About absentee ballots in South Florida. Did your vote count?
Excerpt: Voters and poll workers from both parties in Miami-Dade, Broward, and Palm Beach counties have contacted the Miami Herald since Election Day detailing dozens of issues with absentee ballots, ranging from ballots not arriving, arriving late, being returned but apparently getting lost in the mail, or showing on the county websites as not tabulated well after Election Day passed.
There is little data available to quantify the extent of these problems, or say with certainty that the problems were any more significant this election than in past years. But with recounts underway for three key races, triggered by razor thin margins, many who were unable to cast ballots due to problems with the absentee process worry that their vote could have been the one to tip the scale in these tight races.
State elections department data from the 2018 and 2014 midterms show a significant increase in the number of vote-by-mail ballots sent out from Miami-Dade, Broward, and Palm Beach counties. In all three, more Democrats requested mail ballots than Republicans by a margin of almost 2 to 1, but Republicans returned a higher percentage of ballots.
In Broward, the rate of return of mail ballots was higher in 2018 than in the previous midterm. In Miami-Dade, the rate was about the same. And in Palm Beach, there was a 6 percent lower rate of return this midterm than last.

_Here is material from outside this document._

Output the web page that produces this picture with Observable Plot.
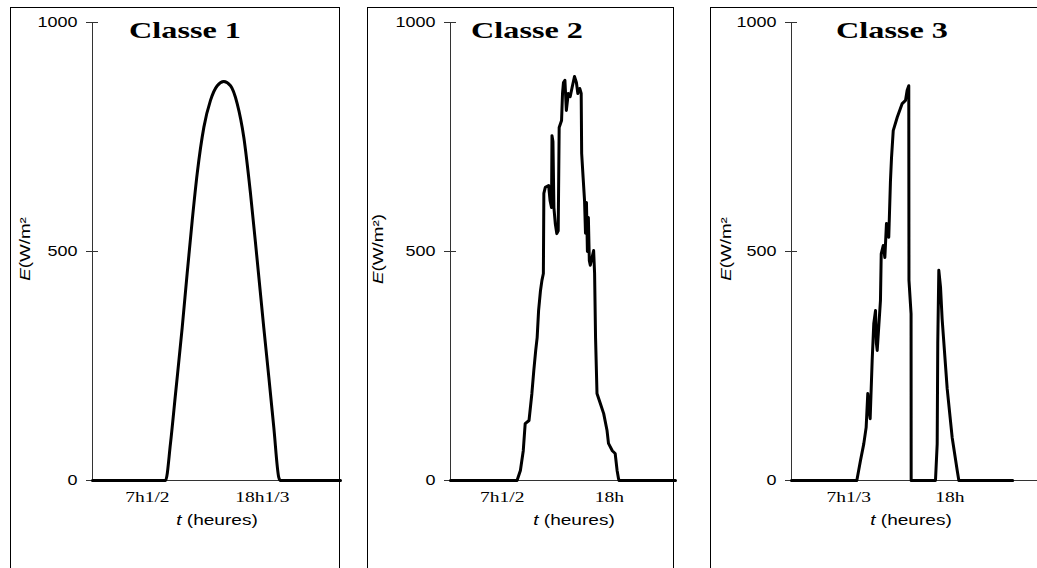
<!DOCTYPE html>
<html><head><meta charset="utf-8">
<script src="https://cdn.jsdelivr.net/npm/d3@7"></script>
<script src="https://cdn.jsdelivr.net/npm/@observablehq/plot@0.6"></script>
<style>
html,body{margin:0;padding:0;background:#fff;}
#root{position:relative;width:1037px;height:568px;overflow:hidden;background:#fff;font-family:"Liberation Sans",Arial,sans-serif;color:#000;}
.box{position:absolute;top:7px;height:600px;border:1px solid #000;box-sizing:border-box;}
.plot{position:absolute;top:0;}
.title{position:absolute;width:200px;text-align:center;font-family:"Liberation Serif","Times New Roman",serif;font-weight:bold;font-size:23px;line-height:normal;transform:scaleX(1.4);top:18px;white-space:nowrap;}
.xlab{position:absolute;width:160px;text-align:center;font-size:15px;line-height:normal;top:511px;transform:scaleX(1.27);white-space:nowrap;}
.ylab{position:absolute;width:100px;height:20px;line-height:20px;text-align:center;font-size:15px;transform:rotate(-90deg) scaleX(1.25);white-space:nowrap;}
</style></head>
<body><div id="root"></div>
<script>
// ---- data ----
const titles = ["Classe 1", "Classe 2", "Classe 3"];
const yLabels = ["E(W/m²", "E(W/m²)", "E(W/m²"];
const xLabel = "(heures)";
const yTicks = [0, 500, 1000];

const tickLabels1 = ["7h1/2", "18h1/3"];
const tickPos1 = [5.7, 16.6];
const tickLabels2 = ["7h1/2", "18h"];
const tickPos2 = [5.9, 17.1];
const tickLabels3 = ["7h1/3", "18h"];
const tickPos3 = [6.5, 17.1];

const hours1 = [0.5, 7.42, 7.89, 8.37, 9.0, 9.47, 9.95, 10.42, 11.05, 11.68, 12.32, 12.94, 13.58, 14.21, 14.84, 15.47, 16.11, 16.73, 17.21, 17.68, 18.15, 18.31, 24];
const values1 = [0, 0, 81, 190, 334, 452, 568, 670, 771, 830, 862, 871, 862, 823, 749, 627, 480, 334, 225, 116, 7, 0, 0];

const hours2 = [0.5, 7.45, 7.8, 8.1, 8.3, 8.7, 9.0, 9.2, 9.4, 9.55, 9.7, 9.9, 10.05, 10.2, 10.25, 10.4, 10.75, 10.9, 11.05, 11.1, 11.2, 11.3, 11.45, 11.6, 11.75, 11.85, 12.1, 12.2, 12.3, 12.45, 12.6, 12.8, 13.0, 13.2, 13.45, 13.65, 13.8, 14.0, 14.15, 14.2, 14.35, 14.5, 14.6, 14.7, 14.8, 14.9, 15.0, 15.1, 15.45, 15.55, 15.65, 15.8, 16.15, 16.5, 16.85, 17.0, 17.4, 17.7, 17.9, 18.05, 18.1, 24];
const values2 = [0, 0, 22, 65, 124, 131, 190, 240, 284, 312, 371, 415, 437, 452, 627, 640, 644, 611, 596, 753, 740, 596, 560, 539, 545, 771, 786, 845, 869, 874, 808, 845, 838, 858, 882, 869, 845, 856, 845, 714, 662, 611, 540, 607, 500, 574, 480, 470, 502, 452, 312, 190, 168, 146, 109, 81, 65, 59, 22, 4, 0, 0];

const hours3 = [0.5, 7.35, 7.74, 8.08, 8.33, 8.5, 8.6, 8.75, 8.96, 9.13, 9.31, 9.4, 9.49, 9.83, 9.91, 10.12, 10.29, 10.46, 10.7, 10.88, 10.99, 11.17, 11.59, 12.11, 12.46, 12.63, 12.8, 12.82, 13.04, 13.05, 15.6, 15.78, 15.84, 15.95, 16.13, 16.3, 16.83, 17.35, 17.88, 18.05, 23.7];
const values3 = [0, 0, 44, 80, 116, 190, 160, 135, 262, 343, 371, 300, 284, 393, 495, 513, 487, 561, 531, 655, 705, 764, 793, 823, 830, 852, 862, 437, 364, 0, 0, 80, 299, 459, 422, 352, 200, 94, 22, 0, 0];

// ---- layout ----
const panels = [
  {hours: hours1, values: values1, tickPos: tickPos1, tickLabels: tickLabels1, domain: [0.5, 24], curve: "monotone-x",
   svgLeft: 10, width: 330, marginLeft: 82, boxLeft: 10, boxWidth: 330, titleX: 185, xlabX: 217, ylabX: 25},
  {hours: hours2, values: values2, tickPos: tickPos2, tickLabels: tickLabels2, domain: [0.5, 24], curve: "linear",
   svgLeft: 367, width: 308, marginLeft: 83, boxLeft: 367, boxWidth: 307, titleX: 527, xlabX: 574, ylabX: 378},
  {hours: hours3, values: values3, tickPos: tickPos3, tickLabels: tickLabels3, domain: [0.5, 26.3], curve: "linear",
   svgLeft: 710, width: 327, marginLeft: 81, boxLeft: 710, boxWidth: 400, titleX: 892, xlabX: 911, ylabX: 726}
];

const root = document.getElementById("root");

panels.forEach((p, k) => {
  const box = document.createElement("div");
  box.className = "box";
  box.style.left = p.boxLeft + "px";
  box.style.width = p.boxWidth + "px";
  root.appendChild(box);

  const data = p.hours.map((h, i) => ({h, e: p.values[i]}));
  const svg = Plot.plot({
    width: p.width, height: 568,
    marginLeft: p.marginLeft, marginRight: 0, marginTop: 22, marginBottom: 88,
    x: {domain: p.domain},
    y: {domain: [0, 1000]},
    style: {fontFamily: "Liberation Sans, Arial, sans-serif", fontSize: "15px", background: "transparent", color: "#000", overflow: "visible"},
    marks: [
      Plot.ruleY([0], {stroke: "#333", strokeWidth: 1.2}),
      Plot.ruleX([p.domain[0]], {stroke: "#333", strokeWidth: 1}),
      Plot.axisY({ticks: yTicks, tickSize: 12, dx: 6, fill: "none", stroke: "#333", label: null}),
      Plot.axisY({ticks: yTicks, tickSize: 0, tickPadding: 15, label: null, tickFormat: d => String(d), fontSize: 15}),
      Plot.axisX({ticks: p.tickPos, tickSize: 0, tickPadding: 11, label: null,
        tickFormat: d => p.tickLabels[p.tickPos.indexOf(d)],
        fontFamily: "Liberation Serif, Times New Roman, serif", fontSize: 15}),
      Plot.line(data, {x: "h", y: "e", stroke: "#000", strokeWidth: 3, curve: p.curve, strokeLinejoin: "round", strokeLinecap: "round"})
    ]
  });
  svg.classList.add("plot");
  svg.style.left = p.svgLeft + "px";
  root.appendChild(svg);

  // horizontal stretch of axis texts, as in the reference
  svg.querySelectorAll("text").forEach(t => {
    const len = t.getComputedTextLength();
    const fam = getComputedStyle(t).fontFamily || "";
    const f = /Serif|Times/i.test(fam) && !/Sans/i.test(fam) ? 1.3 : 1.2;
    if (len > 0) {
      t.setAttribute("textLength", (len * f).toFixed(1));
      t.setAttribute("lengthAdjust", "spacingAndGlyphs");
    }
  });

  const title = document.createElement("div");
  title.className = "title";
  title.style.left = (p.titleX - 100) + "px";
  title.textContent = titles[k];
  root.appendChild(title);

  const xl = document.createElement("div");
  xl.className = "xlab";
  xl.style.left = (p.xlabX - 80) + "px";
  xl.innerHTML = "<i>t</i> " + xLabel;
  root.appendChild(xl);

  const yl = document.createElement("div");
  yl.className = "ylab";
  yl.style.left = (p.ylabX - 50) + "px";
  yl.style.top = (249 - 10) + "px";
  const lab = yLabels[k];
  yl.innerHTML = "<i>" + lab[0] + "</i>" + lab.slice(1);
  root.appendChild(yl);
});
</script>
</body></html>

Bottom Line: On September 20th I covered the Miami Herald story If you vote by mail in Florida, it’s 10 times more likely that ballot won’t count. As I pointed out there’s an important point to be made that didn’t have anything to do with conspiracy or inconsistencies across the state. We’re all human and prone to making mistakes. Additionally, our signature and hand writing has the potential to change over time. If we vote in person there’s someone to guide us and to help us if we do make a mistake or if there are issues. If we mail a ballot in there isn’t. If a ballot isn’t properly prepared it shouldn’t be accepted. For these reasons, it’s best to vote in-person if at all possible, using ballots by mail only out of necessity. That should be a major takeaway from this cycle.